2. Simplify product lines.
While diversity of supply is a strength, it can turn into a weakness if it’s being used to support an excessively broad range of products. The more product types you have, the greater the risk of being disrupted by a shortage of components due to supplier or logistical problems.
Culling products can make for tough decisions, but it’s an invaluable strategy for improving operational execution and building supply chain resilience. That’s why a number of large companies have been moving to streamline their product range in the face of global logistics problems. Coca-Cola, for example, cut its Odwalla juice brand in 2020 as part of a drive to focus on core products.
3. Focus on working capital.
One of the big lessons of the supply crunch has been to move away from the just-in-time inventory model. But that has created its own risk, reducing the amount of working capital as more funds are tied up in securing inventory and raising the chance of a cash crunch.
This requires an extra focus on managing cash flow, ensuring you are being paid as fast as possible while not making payments unnecessarily quickly. Smaller companies have a tendency to be inconsistent in this area, often paying suppliers long before the contractual obligation and allowing customers to get away with long delays in settling invoices.
4. Optimize your workforce.
Another key advantage that small firms enjoy over large ones is the ability to know in detail what each and every employee does and how they add value to supply chain operations. Small business owners should know the value of every employee to ensure they are not falling into the trap of Parkinson’s law (which often affects large companies): Work expands to fill its allotted time. They can then act accordingly — by redeploying people, automating processes, and digitizing systems — to ensure that each person is contributing their maximum value.
5. Control logistics costs.
The spiraling cost of logistics — from shipping containers to fuel prices — has put a huge premium on the ability of companies to manage the cost of moving their products. Companies should be doing everything they can to make their logistics operations lean and efficient. Sending out a few full truckloads to nearby customers is far more cost-efficient than using partial truckloads to reach customers on the other side of the country.

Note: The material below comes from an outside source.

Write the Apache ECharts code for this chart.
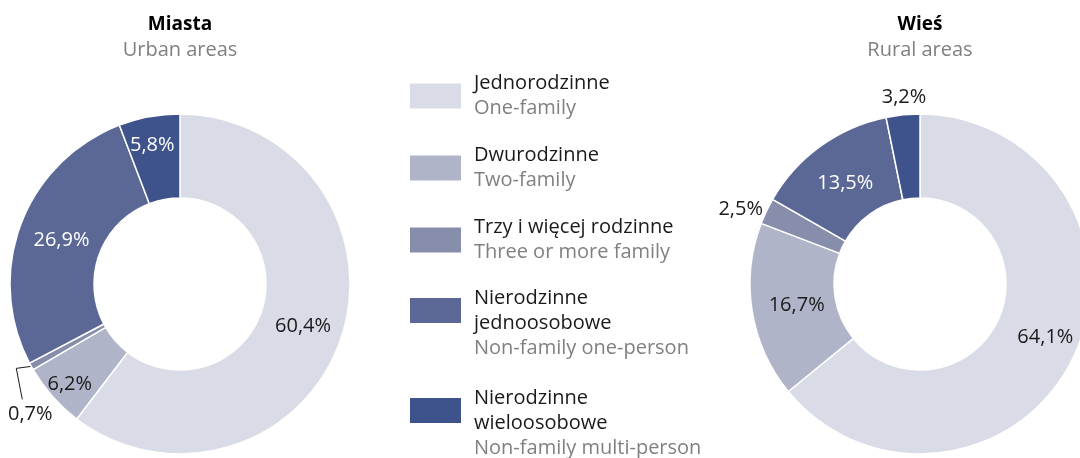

Small businesses often fall into the trap of taking any new business they can get, even if the price doesn’t justify the overhead costs of delivering the product. They need to understand everything that’s a cost-driver in the business and reflect that in their pricing, with adequate escalation clauses to guard against further cost spikes.
Don’t lose confidence.
The biggest, best-resourced companies in the world have struggled, and often failed, to cope with the impact of global supply chain disruptions over the past two years. But don’t assume that because you’re the little guy you’re going to struggle too. The best way forward for startups is to double down on their strengths — innovative, flexible leadership and operations — to excel in a frustrating business environment.